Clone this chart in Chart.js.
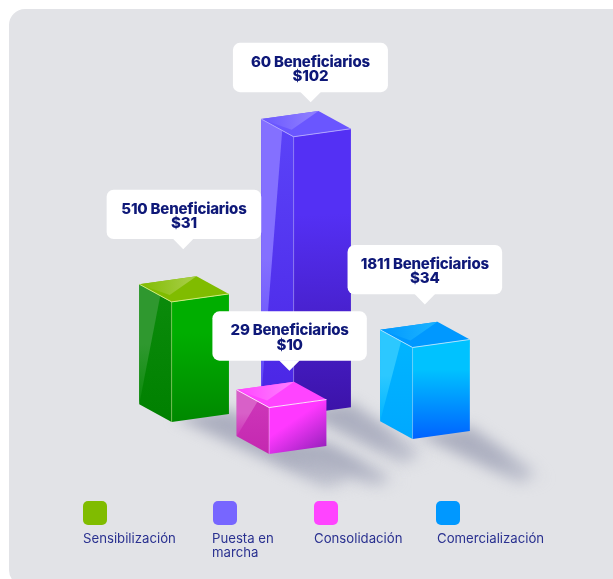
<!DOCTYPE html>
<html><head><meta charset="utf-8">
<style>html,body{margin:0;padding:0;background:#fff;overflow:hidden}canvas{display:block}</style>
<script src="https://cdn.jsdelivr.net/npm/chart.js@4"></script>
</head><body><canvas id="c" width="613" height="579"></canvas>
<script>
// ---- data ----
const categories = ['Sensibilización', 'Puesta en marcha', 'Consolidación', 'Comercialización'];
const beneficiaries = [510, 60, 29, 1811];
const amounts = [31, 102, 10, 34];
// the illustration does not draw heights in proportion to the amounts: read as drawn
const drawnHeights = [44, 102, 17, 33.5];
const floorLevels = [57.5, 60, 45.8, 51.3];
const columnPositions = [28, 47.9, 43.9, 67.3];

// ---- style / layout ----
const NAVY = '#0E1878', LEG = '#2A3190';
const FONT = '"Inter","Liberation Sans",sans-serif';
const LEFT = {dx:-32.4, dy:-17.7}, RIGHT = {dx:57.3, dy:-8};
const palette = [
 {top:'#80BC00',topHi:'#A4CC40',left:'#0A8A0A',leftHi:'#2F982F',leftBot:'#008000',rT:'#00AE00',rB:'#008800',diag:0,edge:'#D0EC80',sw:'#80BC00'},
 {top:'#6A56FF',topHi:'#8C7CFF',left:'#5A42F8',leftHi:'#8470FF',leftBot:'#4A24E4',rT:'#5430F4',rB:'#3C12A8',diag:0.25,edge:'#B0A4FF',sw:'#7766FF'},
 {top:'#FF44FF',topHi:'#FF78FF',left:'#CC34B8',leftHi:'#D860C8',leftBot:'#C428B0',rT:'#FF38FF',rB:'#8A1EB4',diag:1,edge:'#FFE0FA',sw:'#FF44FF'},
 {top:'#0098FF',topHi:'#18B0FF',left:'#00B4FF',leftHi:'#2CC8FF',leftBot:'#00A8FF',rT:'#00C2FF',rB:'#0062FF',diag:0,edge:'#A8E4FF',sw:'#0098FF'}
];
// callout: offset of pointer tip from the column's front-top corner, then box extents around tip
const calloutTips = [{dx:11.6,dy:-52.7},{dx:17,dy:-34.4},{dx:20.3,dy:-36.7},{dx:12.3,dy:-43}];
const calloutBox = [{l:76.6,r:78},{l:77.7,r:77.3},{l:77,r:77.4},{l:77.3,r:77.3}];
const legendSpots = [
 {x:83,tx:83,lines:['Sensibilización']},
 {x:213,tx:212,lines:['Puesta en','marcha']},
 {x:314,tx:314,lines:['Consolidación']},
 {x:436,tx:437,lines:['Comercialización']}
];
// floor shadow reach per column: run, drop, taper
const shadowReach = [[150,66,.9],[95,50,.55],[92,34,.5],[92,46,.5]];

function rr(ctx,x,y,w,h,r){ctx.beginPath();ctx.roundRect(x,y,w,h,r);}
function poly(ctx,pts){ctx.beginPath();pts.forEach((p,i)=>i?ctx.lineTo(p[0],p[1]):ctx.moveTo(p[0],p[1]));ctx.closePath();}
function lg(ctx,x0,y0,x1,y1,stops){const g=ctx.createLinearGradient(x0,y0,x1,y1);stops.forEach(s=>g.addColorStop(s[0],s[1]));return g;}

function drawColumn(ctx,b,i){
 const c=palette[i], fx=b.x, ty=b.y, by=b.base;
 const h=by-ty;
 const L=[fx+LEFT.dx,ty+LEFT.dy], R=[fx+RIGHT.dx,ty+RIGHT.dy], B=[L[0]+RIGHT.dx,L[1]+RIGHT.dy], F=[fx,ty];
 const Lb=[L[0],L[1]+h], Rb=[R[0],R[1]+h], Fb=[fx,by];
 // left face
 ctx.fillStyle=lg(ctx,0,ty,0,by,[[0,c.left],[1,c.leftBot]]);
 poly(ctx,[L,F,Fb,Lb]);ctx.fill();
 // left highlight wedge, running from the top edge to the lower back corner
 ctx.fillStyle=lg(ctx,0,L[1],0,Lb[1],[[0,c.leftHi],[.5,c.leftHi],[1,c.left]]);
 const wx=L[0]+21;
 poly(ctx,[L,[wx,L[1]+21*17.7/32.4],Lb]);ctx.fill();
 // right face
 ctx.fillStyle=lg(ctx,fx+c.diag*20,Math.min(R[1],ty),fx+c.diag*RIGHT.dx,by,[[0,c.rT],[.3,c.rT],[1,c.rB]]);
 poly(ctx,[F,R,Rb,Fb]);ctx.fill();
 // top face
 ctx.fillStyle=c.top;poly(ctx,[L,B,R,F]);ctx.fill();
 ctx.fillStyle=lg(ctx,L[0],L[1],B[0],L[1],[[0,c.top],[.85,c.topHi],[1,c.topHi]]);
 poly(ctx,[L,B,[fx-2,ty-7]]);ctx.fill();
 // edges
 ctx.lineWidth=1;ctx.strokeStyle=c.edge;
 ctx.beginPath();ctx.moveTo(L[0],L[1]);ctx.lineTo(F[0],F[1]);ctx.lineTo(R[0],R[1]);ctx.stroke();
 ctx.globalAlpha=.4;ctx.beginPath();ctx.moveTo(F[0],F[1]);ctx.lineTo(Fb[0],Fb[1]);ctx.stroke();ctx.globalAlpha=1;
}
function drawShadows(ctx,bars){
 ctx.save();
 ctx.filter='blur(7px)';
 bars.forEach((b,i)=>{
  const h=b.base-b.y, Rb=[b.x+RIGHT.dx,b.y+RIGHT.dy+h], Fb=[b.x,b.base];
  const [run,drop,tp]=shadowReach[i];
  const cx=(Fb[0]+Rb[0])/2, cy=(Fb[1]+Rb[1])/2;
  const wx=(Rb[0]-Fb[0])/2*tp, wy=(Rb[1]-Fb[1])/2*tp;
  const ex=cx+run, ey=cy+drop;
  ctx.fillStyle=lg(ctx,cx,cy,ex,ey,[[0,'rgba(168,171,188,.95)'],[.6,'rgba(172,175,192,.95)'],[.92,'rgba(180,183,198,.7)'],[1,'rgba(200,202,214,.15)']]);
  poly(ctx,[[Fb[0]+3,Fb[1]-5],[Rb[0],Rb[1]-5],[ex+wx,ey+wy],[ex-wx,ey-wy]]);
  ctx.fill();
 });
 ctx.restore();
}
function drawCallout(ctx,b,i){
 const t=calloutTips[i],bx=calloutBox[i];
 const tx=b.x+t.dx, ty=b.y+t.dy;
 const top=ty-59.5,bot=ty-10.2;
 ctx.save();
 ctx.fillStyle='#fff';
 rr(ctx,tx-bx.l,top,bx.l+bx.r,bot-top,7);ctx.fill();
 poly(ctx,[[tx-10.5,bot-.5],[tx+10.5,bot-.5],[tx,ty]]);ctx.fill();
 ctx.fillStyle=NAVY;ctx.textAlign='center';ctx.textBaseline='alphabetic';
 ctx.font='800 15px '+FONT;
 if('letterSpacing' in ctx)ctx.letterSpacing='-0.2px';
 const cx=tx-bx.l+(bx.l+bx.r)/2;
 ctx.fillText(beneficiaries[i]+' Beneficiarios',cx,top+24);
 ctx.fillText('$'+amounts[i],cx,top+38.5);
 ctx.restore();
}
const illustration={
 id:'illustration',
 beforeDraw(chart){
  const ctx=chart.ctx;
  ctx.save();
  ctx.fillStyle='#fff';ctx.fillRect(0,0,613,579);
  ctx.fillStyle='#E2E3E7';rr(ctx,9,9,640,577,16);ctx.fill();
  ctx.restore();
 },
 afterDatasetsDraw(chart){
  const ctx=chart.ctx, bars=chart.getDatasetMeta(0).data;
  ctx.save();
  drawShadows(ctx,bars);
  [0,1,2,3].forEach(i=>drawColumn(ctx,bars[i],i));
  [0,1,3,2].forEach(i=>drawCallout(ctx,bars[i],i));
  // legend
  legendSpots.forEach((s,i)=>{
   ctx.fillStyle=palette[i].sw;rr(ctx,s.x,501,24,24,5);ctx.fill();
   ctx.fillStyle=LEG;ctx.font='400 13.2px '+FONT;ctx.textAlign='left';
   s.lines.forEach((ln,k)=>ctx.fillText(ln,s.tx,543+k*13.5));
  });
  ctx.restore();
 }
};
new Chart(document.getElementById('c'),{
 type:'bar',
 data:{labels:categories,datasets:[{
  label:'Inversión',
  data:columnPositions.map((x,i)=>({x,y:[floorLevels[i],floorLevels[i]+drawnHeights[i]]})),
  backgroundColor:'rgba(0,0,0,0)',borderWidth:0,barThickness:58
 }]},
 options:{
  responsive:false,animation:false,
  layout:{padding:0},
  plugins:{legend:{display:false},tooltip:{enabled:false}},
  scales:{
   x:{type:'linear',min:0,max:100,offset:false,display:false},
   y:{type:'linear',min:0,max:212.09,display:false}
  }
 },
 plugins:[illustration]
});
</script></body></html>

* * *

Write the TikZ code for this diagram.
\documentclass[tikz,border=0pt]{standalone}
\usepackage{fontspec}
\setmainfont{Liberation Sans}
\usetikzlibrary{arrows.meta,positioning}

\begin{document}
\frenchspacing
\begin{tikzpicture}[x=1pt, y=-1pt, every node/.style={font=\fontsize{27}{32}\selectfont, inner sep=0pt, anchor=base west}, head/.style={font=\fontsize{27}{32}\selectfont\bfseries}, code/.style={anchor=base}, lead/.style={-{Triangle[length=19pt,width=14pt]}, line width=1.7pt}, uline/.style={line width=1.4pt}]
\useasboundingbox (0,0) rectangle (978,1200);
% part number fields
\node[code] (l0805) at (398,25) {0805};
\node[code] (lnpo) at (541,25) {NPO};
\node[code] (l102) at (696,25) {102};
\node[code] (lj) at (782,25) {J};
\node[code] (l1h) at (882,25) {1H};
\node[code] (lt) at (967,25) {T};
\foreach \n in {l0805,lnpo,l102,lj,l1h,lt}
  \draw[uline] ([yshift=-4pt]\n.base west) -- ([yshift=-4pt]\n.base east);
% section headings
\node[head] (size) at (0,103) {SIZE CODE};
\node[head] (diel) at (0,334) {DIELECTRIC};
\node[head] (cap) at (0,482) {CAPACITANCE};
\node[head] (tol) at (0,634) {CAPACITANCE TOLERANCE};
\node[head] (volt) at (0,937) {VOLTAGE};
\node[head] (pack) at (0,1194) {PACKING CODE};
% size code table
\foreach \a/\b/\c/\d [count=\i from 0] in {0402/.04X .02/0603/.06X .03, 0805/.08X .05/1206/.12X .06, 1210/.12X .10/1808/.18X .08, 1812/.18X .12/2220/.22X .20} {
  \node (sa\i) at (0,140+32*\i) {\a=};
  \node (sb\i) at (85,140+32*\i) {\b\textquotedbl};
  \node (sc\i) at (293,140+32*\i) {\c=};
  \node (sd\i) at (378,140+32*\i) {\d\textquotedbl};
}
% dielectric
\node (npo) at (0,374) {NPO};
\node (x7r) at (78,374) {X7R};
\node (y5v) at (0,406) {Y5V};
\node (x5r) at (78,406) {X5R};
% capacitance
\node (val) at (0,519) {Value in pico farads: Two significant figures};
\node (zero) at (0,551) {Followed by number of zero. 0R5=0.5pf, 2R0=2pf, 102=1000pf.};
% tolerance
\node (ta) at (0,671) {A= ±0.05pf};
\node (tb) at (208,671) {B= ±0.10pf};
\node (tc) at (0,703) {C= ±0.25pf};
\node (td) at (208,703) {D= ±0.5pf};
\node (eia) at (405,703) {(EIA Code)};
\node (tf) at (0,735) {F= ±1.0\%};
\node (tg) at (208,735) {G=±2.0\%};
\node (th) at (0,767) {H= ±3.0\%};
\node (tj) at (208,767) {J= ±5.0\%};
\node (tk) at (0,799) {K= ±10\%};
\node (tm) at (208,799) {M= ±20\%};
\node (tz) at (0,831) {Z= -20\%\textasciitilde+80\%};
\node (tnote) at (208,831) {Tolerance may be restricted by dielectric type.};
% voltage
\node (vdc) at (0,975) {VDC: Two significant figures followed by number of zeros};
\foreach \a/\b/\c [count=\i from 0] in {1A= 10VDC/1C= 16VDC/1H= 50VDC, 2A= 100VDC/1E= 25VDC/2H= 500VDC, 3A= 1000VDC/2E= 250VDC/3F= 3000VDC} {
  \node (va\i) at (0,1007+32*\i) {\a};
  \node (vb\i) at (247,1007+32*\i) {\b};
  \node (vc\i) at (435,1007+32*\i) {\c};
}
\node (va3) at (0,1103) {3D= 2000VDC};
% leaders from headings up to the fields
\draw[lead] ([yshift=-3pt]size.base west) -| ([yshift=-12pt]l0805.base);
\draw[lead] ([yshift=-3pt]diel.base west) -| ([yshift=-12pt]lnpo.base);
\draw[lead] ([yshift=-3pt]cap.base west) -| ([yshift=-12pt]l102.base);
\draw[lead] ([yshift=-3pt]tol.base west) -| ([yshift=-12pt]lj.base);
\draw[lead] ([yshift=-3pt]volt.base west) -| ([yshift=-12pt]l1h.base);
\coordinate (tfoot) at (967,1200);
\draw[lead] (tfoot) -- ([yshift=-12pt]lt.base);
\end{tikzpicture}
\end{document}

---

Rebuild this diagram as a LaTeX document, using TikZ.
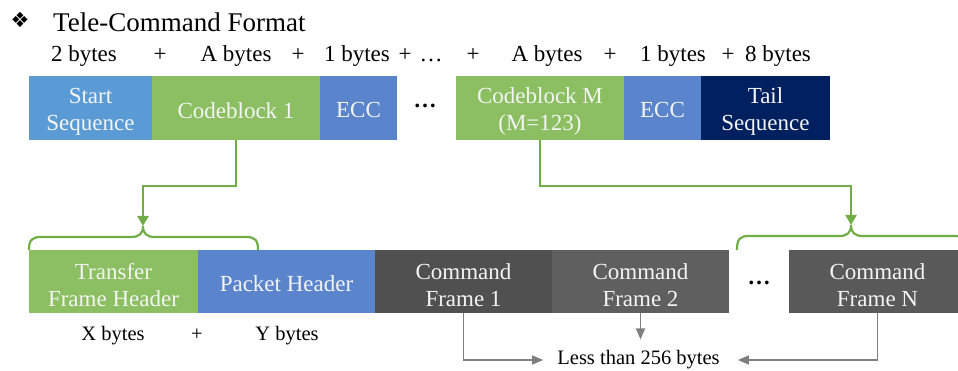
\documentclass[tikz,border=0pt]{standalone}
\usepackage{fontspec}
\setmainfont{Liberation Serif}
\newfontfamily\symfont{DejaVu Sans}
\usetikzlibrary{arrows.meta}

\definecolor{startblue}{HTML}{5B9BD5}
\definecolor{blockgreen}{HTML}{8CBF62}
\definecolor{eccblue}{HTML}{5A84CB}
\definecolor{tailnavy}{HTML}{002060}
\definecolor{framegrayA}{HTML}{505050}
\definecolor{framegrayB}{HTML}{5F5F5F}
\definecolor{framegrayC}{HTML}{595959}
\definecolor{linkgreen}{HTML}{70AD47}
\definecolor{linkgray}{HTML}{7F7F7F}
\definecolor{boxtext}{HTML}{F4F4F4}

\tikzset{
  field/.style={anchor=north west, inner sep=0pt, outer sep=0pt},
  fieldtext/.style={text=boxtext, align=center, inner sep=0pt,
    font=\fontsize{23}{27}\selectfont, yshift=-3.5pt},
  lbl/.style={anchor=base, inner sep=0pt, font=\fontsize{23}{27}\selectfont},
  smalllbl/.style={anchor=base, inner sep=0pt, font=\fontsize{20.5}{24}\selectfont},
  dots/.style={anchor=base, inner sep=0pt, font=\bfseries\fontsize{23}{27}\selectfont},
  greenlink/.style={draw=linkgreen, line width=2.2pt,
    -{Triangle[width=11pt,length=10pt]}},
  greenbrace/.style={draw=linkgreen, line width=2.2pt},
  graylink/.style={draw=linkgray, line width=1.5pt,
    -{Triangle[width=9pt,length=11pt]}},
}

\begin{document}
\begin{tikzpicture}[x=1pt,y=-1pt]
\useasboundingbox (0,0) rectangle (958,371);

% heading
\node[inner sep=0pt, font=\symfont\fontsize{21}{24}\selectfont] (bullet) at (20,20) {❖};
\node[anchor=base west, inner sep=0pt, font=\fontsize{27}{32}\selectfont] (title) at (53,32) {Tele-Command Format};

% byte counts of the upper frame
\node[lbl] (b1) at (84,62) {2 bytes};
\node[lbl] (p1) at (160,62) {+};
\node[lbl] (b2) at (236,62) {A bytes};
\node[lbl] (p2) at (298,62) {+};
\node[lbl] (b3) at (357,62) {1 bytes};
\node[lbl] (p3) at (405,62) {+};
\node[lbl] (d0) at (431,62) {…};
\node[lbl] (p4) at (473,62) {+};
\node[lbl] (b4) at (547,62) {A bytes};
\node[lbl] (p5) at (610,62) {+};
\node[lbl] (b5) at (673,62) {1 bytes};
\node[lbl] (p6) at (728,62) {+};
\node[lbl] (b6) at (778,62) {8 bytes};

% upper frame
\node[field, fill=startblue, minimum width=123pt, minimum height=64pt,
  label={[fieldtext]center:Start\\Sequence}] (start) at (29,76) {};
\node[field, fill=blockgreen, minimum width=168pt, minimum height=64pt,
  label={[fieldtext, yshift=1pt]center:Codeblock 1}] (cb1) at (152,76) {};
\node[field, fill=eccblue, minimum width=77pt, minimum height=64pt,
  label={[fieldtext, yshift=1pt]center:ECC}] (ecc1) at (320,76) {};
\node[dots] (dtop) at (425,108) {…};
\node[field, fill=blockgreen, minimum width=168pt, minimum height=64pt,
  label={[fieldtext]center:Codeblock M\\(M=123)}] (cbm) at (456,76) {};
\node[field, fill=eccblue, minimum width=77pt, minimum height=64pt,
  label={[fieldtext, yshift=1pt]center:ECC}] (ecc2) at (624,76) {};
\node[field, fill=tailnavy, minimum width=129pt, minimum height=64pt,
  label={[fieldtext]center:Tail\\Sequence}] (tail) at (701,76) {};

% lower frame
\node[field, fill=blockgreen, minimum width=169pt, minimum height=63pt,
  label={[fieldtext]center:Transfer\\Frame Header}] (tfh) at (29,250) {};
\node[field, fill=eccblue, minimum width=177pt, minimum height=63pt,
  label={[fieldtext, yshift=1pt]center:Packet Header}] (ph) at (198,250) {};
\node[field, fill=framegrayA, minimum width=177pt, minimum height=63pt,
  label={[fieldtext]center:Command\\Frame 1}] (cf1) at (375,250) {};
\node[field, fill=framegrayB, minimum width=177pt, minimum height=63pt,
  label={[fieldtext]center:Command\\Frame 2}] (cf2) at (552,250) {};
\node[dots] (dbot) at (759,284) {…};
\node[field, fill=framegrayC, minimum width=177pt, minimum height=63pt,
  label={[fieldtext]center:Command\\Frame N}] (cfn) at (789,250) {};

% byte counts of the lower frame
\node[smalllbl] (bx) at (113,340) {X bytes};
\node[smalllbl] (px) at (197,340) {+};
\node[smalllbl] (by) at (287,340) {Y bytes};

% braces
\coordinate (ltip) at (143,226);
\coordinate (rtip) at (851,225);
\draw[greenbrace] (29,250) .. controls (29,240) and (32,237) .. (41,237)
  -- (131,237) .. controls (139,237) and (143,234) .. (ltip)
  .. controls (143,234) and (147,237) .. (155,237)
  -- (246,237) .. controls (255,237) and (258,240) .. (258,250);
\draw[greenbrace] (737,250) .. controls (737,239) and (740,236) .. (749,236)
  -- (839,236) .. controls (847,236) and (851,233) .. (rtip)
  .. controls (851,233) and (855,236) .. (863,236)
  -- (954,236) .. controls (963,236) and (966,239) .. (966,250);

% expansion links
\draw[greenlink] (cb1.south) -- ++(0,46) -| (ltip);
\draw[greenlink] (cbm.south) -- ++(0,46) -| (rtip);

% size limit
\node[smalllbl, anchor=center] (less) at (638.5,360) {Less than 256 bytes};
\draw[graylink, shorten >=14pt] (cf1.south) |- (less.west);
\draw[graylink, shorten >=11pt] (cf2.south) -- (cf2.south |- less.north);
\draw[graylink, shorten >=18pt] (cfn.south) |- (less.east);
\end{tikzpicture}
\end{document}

#### [Aim]
Copy exactly, and copy only, the lines from the one with "Clone this chart in Chart.js." to the one with "const columnPositions = [28, 47.9, 43.9, 67.3];", ends included. Pictures are not part of the copy.

#### [Exercise solution]
Clone this chart in Chart.js.
<!DOCTYPE html>
<html><head><meta charset="utf-8">
<style>html,body{margin:0;padding:0;background:#fff;overflow:hidden}canvas{display:block}</style>
<script src="https://cdn.jsdelivr.net/npm/chart.js@4"></script>
</head><body><canvas id="c" width="613" height="579"></canvas>
<script>
// ---- data ----
const categories = ['Sensibilización', 'Puesta en marcha', 'Consolidación', 'Comercialización'];
const beneficiaries = [510, 60, 29, 1811];
const amounts = [31, 102, 10, 34];
// the illustration does not draw heights in proportion to the amounts: read as drawn
const drawnHeights = [44, 102, 17, 33.5];
const floorLevels = [57.5, 60, 45.8, 51.3];
const columnPositions = [28, 47.9, 43.9, 67.3];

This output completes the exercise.